Essentials from Sony Hacks

Politics and juicy tidbits aside, there are essentials to be taken away from Sony hacking incident. From the information available in the public domain, it can be believed that the security protocol at Sony was astonishingly sloppy, breathtakingly stupid and downright imbecile (Example: passwords and private data saved in folders named enticingly conspicuous).
However the sad state Sony finds itself in, the observation made by Joseph Demarset, Assistant Director of the FBI’s cyber division testimony to the Senate Banking Commission, that 90% of systems are susceptible to succumb, should make IT and other senior executives of organizations sit up and lose sleep. Having worked as an IT consultant, I tend to concur with Mr.
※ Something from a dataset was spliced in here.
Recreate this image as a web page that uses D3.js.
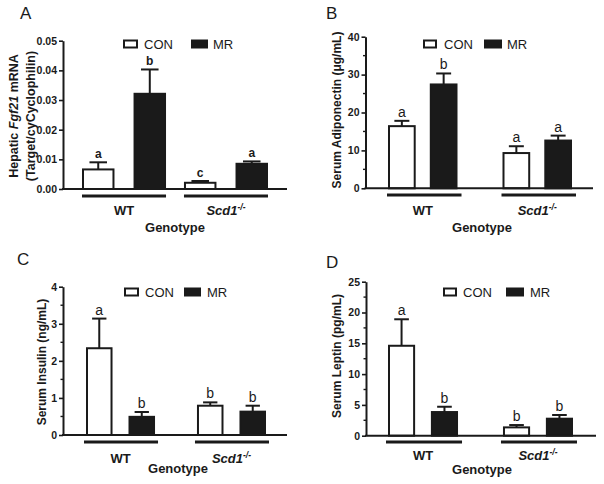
<!DOCTYPE html>
<html><head><meta charset="utf-8">
<script src="https://cdn.jsdelivr.net/npm/d3@7"></script>
<style>
body{margin:0;background:#fff}
svg{display:block}
text{font-family:"Liberation Sans",Arial,sans-serif;fill:#1a1a1a}
</style>
</head><body>
<svg id="chart" width="604" height="484"></svg>
<script>
// ---------- data ----------
const genotypes = ["WT", "Scd1"];
const treatments = ["CON", "MR"];

// A: Hepatic Fgf21 mRNA
const fgf21Con = [0.0066, 0.0021];
const fgf21ConErr = [0.0024, 0.0006];
const fgf21Mr = [0.0321, 0.0085];
const fgf21MrErr = [0.0082, 0.0008];
const fgf21Letters = [["a", "b"], ["c", "a"]];
const fgf21Ticks = [0, 0.01, 0.02, 0.03, 0.04, 0.05];
const fgf21TickLabels = ["0.00", "0.01", "0.02", "0.03", "0.04", "0.05"];

// B: Serum Adiponectin
const adipoCon = [16.4, 9.3];
const adipoConErr = [1.4, 1.8];
const adipoMr = [27.4, 12.6];
const adipoMrErr = [2.9, 1.3];
const adipoLetters = [["a", "b"], ["a", "a"]];
const adipoTicks = [0, 10, 20, 30, 40];
const adipoTickLabels = ["0", "10", "20", "30", "40"];

// C: Serum Insulin
const insulinCon = [2.34, 0.79];
const insulinConErr = [0.80, 0.09];
const insulinMr = [0.49, 0.63];
const insulinMrErr = [0.13, 0.16];
const insulinLetters = [["a", "b"], ["b", "b"]];
const insulinTicks = [0, 1, 2, 3, 4];
const insulinTickLabels = ["0", "1", "2", "3", "4"];

// D: Serum Leptin
const leptinCon = [14.6, 1.35];
const leptinConErr = [4.3, 0.38];
const leptinMr = [3.84, 2.76];
const leptinMrErr = [0.86, 0.6];
const leptinLetters = [["a", "b"], ["b", "b"]];
const leptinTicks = [0, 5, 10, 15, 20, 25];
const leptinTickLabels = ["0", "5", "10", "15", "20", "25"];

// ---------- layout ----------
const panels = [
  {id:"A", con:fgf21Con, conErr:fgf21ConErr, mr:fgf21Mr, mrErr:fgf21MrErr, letters:fgf21Letters,
   ticks:fgf21Ticks, tickLabels:fgf21TickLabels, minor:false, letterBold:true, letterSize:12,
   y0:189, y1:40.7, ax0:63, ax1:287, xb0:82, xb1:268, gp:0.176, sp:0.37, lineY:196, lineExt:[0,0],
   labelX:[14,31], labelY:116, labelSize:12.5, groupY:215, genoY:232, genoX:175,
   leg:{y:44, con:123, mr:191, conW:15, mrW:17, conT:144, mrT:213},
   letterPos:[20,19]},
  {id:"B", con:adipoCon, conErr:adipoConErr, mr:adipoMr, mrErr:adipoMrErr, letters:adipoLetters,
   ticks:adipoTicks, tickLabels:adipoTickLabels, minor:true, letterBold:false, letterSize:14,
   y0:188.3, y1:36.7, ax0:365.5, ax1:593, xb0:388, xb1:572, gp:0.393, sp:0.337, lineY:195, lineExt:[1,4],
   labelX:[337], labelY:110, labelSize:12, groupY:215, genoY:232, genoX:482,
   leg:{y:44, con:423, mr:484, conW:14, mrW:18, conT:444, mrT:507},
   letterPos:[326,19]},
  {id:"C", con:insulinCon, conErr:insulinConErr, mr:insulinMr, mrErr:insulinMrErr, letters:insulinLetters,
   ticks:insulinTicks, tickLabels:insulinTickLabels, minor:true, letterBold:false, letterSize:14,
   y0:435, y1:286.7, ax0:63, ax1:287, xb0:86, xb1:266, gp:0.378, sp:0.376, lineY:442, lineExt:[2,3],
   labelX:[42], labelY:362, labelSize:12, groupY:463, genoY:473, genoX:178,
   leg:{y:292, con:124, mr:184, conW:15, mrW:17, conT:145, mrT:207},
   letterPos:[17,265]},
  {id:"D", con:leptinCon, conErr:leptinConErr, mr:leptinMr, mrErr:leptinMrErr, letters:leptinLetters,
   ticks:leptinTicks, tickLabels:leptinTickLabels, minor:true, letterBold:false, letterSize:14,
   y0:435.7, y1:281.7, ax0:366, ax1:596, xb0:388, xb1:573, gp:0.391, sp:0.368, lineY:442, lineExt:[2,4],
   labelX:[337], labelY:356, labelSize:12, groupY:460, genoY:474, genoX:482,
   leg:{y:292, con:443, mr:506, conW:14, mrW:18, conT:463, mrT:530},
   letterPos:[326,268]}
];
const yLabels = {
  A: [["Hepatic ", ["Fgf21", "italic"], " mRNA"], ["(Target/cyCyclophilin)"]],
  B: [["Serum Adiponectin (μg/mL)"]],
  C: [["Serum Insulin (ng/mL)"]],
  D: [["Serum Leptin (pg/mL)"]]
};

const svg = d3.select("#chart");
svg.append("rect").attr("width", 604).attr("height", 484).attr("fill", "#fff");

panels.forEach(p => {
  const g = svg.append("g");
  const ymax = p.ticks[p.ticks.length - 1];
  const y = d3.scaleLinear().domain([0, ymax]).range([p.y0, p.y1]);
  const xg = d3.scaleBand().domain(genotypes).range([p.xb0, p.xb1]).paddingInner(p.gp).paddingOuter(0);
  const xs = d3.scaleBand().domain(treatments).range([0, xg.bandwidth()]).paddingInner(p.sp).paddingOuter(0);

  const rows = [];
  genotypes.forEach((gen, i) => {
    rows.push({gen, tr:"CON", v:p.con[i], e:p.conErr[i], l:p.letters[i][0]});
    rows.push({gen, tr:"MR", v:p.mr[i], e:p.mrErr[i], l:p.letters[i][1]});
  });

  // error bars (upper only)
  rows.forEach(r => {
    const cx = xg(r.gen) + xs(r.tr) + xs.bandwidth() / 2;
    const capW = xs.bandwidth() * 0.27;
    g.append("line").attr("x1", cx).attr("x2", cx).attr("y1", y(r.v)).attr("y2", y(r.v + r.e))
      .attr("stroke", "#1a1a1a").attr("stroke-width", 2);
    g.append("line").attr("x1", cx - capW).attr("x2", cx + capW).attr("y1", y(r.v + r.e)).attr("y2", y(r.v + r.e))
      .attr("stroke", "#1a1a1a").attr("stroke-width", 2);
    g.append("text").attr("x", cx).attr("y", y(r.v + r.e) - 4)
      .attr("text-anchor", "middle").attr("font-size", p.letterSize)
      .attr("font-weight", p.letterBold ? "bold" : "normal").text(r.l);
  });

  // bars
  g.selectAll("rect.bar").data(rows).join("rect").attr("class", "bar")
    .attr("x", r => xg(r.gen) + xs(r.tr) + 1)
    .attr("width", xs.bandwidth() - 2)
    .attr("y", r => y(r.v))
    .attr("height", r => y(0) - y(r.v))
    .attr("fill", r => r.tr === "CON" ? "#fff" : "#1a1a1a")
    .attr("stroke", "#1a1a1a").attr("stroke-width", 2);

  // y axis
  const ax = g.append("g").attr("transform", `translate(${p.ax0},0)`)
    .call(d3.axisLeft(y).tickValues(p.ticks).tickFormat((d, i) => p.tickLabels[i]).tickSize(4).tickSizeOuter(0).tickPadding(2));
  ax.select(".domain").attr("stroke", "#1a1a1a").attr("stroke-width", 2);
  ax.selectAll(".tick line").attr("stroke", "#1a1a1a").attr("stroke-width", 1.6);
  ax.selectAll(".tick text").attr("font-size", 10.5).attr("font-weight", "bold")
    .attr("font-family", '"Liberation Sans",Arial,sans-serif').attr("fill", "#1a1a1a");
  if (p.minor) {
    const step = p.ticks[1] - p.ticks[0];
    const minorVals = p.ticks.slice(0, -1).map(t => t + step / 2);
    g.selectAll("line.minor").data(minorVals).join("line").attr("class", "minor")
      .attr("x1", p.ax0 - 2.5).attr("x2", p.ax0).attr("y1", d => y(d)).attr("y2", d => y(d))
      .attr("stroke", "#1a1a1a").attr("stroke-width", 1.4);
  }
  // x axis line
  g.append("line").attr("x1", p.ax0 - 1).attr("x2", p.ax1).attr("y1", y(0)).attr("y2", y(0))
    .attr("stroke", "#1a1a1a").attr("stroke-width", 2);

  // group underlines and labels
  genotypes.forEach(gen => {
    g.append("line").attr("x1", xg(gen) - p.lineExt[0]).attr("x2", xg(gen) + xg.bandwidth() + p.lineExt[1])
      .attr("y1", p.lineY).attr("y2", p.lineY).attr("stroke", "#1a1a1a").attr("stroke-width", 3);
    const t = g.append("text").attr("x", xg(gen) + xg.bandwidth() / 2).attr("y", p.groupY)
      .attr("text-anchor", "middle").attr("font-size", 13).attr("font-weight", "bold");
    if (gen === "WT") t.text("WT");
    else {
      t.attr("font-style", "italic");
      t.append("tspan").text("Scd1");
      t.append("tspan").attr("dy", -5).attr("font-size", 8.5).text("-/-");
    }
  });
  g.append("text").attr("x", p.genoX).attr("y", p.genoY).attr("text-anchor", "middle")
    .attr("font-size", 13).attr("font-weight", "bold").text("Genotype");

  // y label
  yLabels[p.id].forEach((line, li) => {
    const t = g.append("text").attr("transform", `translate(${p.labelX[li]},${p.labelY}) rotate(-90)`)
      .attr("text-anchor", "middle").attr("dy", "0.35em").attr("font-size", p.labelSize).attr("font-weight", "bold");
    line.forEach(part => {
      if (Array.isArray(part)) t.append("tspan").attr("font-style", part[1]).text(part[0]);
      else t.append("tspan").text(part);
    });
  });

  // legend
  const L = p.leg;
  g.append("rect").attr("x", L.con + 1).attr("y", L.y - 3.5).attr("width", L.conW - 2).attr("height", 7)
    .attr("fill", "#fff").attr("stroke", "#1a1a1a").attr("stroke-width", 2);
  g.append("rect").attr("x", L.mr).attr("y", L.y - 4.5).attr("width", L.mrW).attr("height", 9)
    .attr("fill", "#1a1a1a");
  g.append("text").attr("x", L.conT).attr("y", L.y).attr("dy", "0.36em").attr("font-size", 13).text(treatments[0]);
  g.append("text").attr("x", L.mrT).attr("y", L.y).attr("dy", "0.36em").attr("font-size", 13).text(treatments[1]);

  // panel letter
  g.append("text").attr("x", p.letterPos[0]).attr("y", p.letterPos[1]).attr("font-size", 17)
    .attr("font-family", '"Open Sans","Liberation Sans",sans-serif').text(p.id);
});
</script>
</body></html>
Demarset.
In the past year alone, destructive activity targeting large corporations, such as, Target, Home Depot, Community Health System, JPMorgan Chase are well known. The Government agencies are not outside the scourge either. Edward Snowden dealt a debilitating blow to the CIA,   whatever the motive of his actions were. There are those who have been or are being hacked, but do not yet know that they have been hacked. 
This is another wake up call  to aside apathy and take necessary practical steps towards protecting valuable material such as financial, contracts, intellectual property and private data of employees and customers. It does not mean another layer of fire wall or another stack of antivirus software.  It necessarily involves integrated IT policies and strategies:

  1. Never be rest assured that you are not vulnerable. IT mid level leadership will always assure that everything is under control and all may go about business as usual. Set aside apathy. Institute security audits both internal and external. 
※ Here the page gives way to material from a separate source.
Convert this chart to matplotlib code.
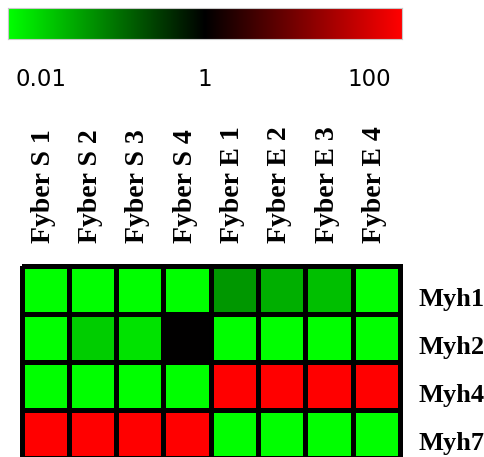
import numpy as np
import matplotlib
matplotlib.use("Agg")
import matplotlib.pyplot as plt
import matplotlib.transforms as mtransforms
from matplotlib.colors import LinearSegmentedColormap, LogNorm

samples = ["Fyber S 1", "Fyber S 2", "Fyber S 3", "Fyber S 4",
           "Fyber E 1", "Fyber E 2", "Fyber E 3", "Fyber E 4"]
genes = ["Myh1", "Myh2", "Myh4", "Myh7"]

# relative expression (fold change), one row per gene
myh1 = [0.01, 0.01, 0.01, 0.01, 0.067, 0.043, 0.032, 0.01]
myh2 = [0.01, 0.025, 0.017, 1.0, 0.01, 0.01, 0.01, 0.01]
myh4 = [0.01, 0.01, 0.01, 0.01, 100, 100, 100, 100]
myh7 = [100, 100, 100, 100, 0.01, 0.01, 0.01, 0.01]

scale_ticks = [0.01, 1, 100]
scale_labels = ["0.01", "1", "100"]

values = np.array([myh1, myh2, myh4, myh7])
cmap = LinearSegmentedColormap.from_list("gbr", ["#00ff00", "#000000", "#ff0000"])
norm = LogNorm(vmin=0.01, vmax=100)

W, H = 485, 457
fig = plt.figure(figsize=(W / 100, H / 100), dpi=100)

# colour scale bar
cax = fig.add_axes([8 / W, 1 - 39 / H, 394 / W, 31 / H])
span = 2.4
grad = np.linspace(-span, span, 512)[None, :]
cax.imshow(grad, aspect="auto", cmap=cmap, vmin=-span, vmax=span,
           extent=(-span, span, 0, 1))
cax.set_xlim(-span, span)
cax.set_ylim(0, 1)
cax.set_yticks([])
cax.set_xticks(np.log10(scale_ticks))
cax.set_xticklabels(scale_labels, fontsize=16.5, family="DejaVu Sans")
cax.tick_params(axis="x", length=0, pad=21)
for s in cax.spines.values():
    s.set_color("#c8c8c8")
    s.set_linewidth(0.8)

# heatmap
ax = fig.add_axes([21.5 / W, 1 - 458 / H, 378.5 / W, 192.5 / H])
mesh = ax.pcolormesh(values, cmap=cmap, norm=norm, edgecolors="black",
                     linewidth=3.6)
mesh.set_clip_on(False)
ax.set_xlim(0, len(samples))
ax.set_ylim(len(genes), 0)
for s in ax.spines.values():
    s.set_visible(False)

ax.xaxis.tick_top()
ax.set_xticks(np.arange(len(samples)) + 0.5)
ax.set_xticklabels(samples, rotation=90, fontsize=20,
                   family="Liberation Serif", fontweight="bold")
ax.tick_params(axis="x", length=0, pad=16)
shift_x = mtransforms.ScaledTranslation(-2 / 100, 0, fig.dpi_scale_trans)
for lbl in ax.get_xticklabels():
    lbl.set_transform(lbl.get_transform() + shift_x)

ax.yaxis.tick_right()
ax.set_yticks(np.arange(len(genes)) + 0.5)
ax.set_yticklabels(genes, fontsize=19, family="Liberation Serif",
                   fontweight="bold")
ax.tick_params(axis="y", length=0, pad=13.5)
shift_y = mtransforms.ScaledTranslation(0, -7 / 100, fig.dpi_scale_trans)
for lbl in ax.get_yticklabels():
    lbl.set_transform(lbl.get_transform() + shift_y)

fig.savefig("out.png", dpi=100)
  2. Keep valuable information assets such as contracts, intellectual properties, financial information and employees and customer private data on a segregated systems not connected with internet.
  3. Disguise and mask confidential data in the development, testing and UAT environment. Masking can be done intelligently such that data will be transparent to developers and testers.Disguised data still can ensure data distribution and data integrity.
  4. Avoid operating systems with known weaknesses ( Example: Windows Management Instrumentation) and absence of security solutions. Beware of Windows hosting your mission critical applications and holding critical data. 
  5. Remove CD-ROMs, disable ATA/SATA ports and disable all USB ports where not required.
  6. Ensure comprehensive best practice include preventive tactics such as securing against SQL and Web injections.
  7. Avoid using email system virtually for everything. Email system is not the best way to manage the business. 
  8. Deploy additional layers of encryptions.

As technology advances, business processes, customer interactions and IT have become tightly integrated.  Software and computer should become and remain secure impregnable vault  at all times. 
If senior leadership ignores realities and considers expenses relating to IT security as superfluous, then, every day is a D day for its  brand to languish in the dust bin of history!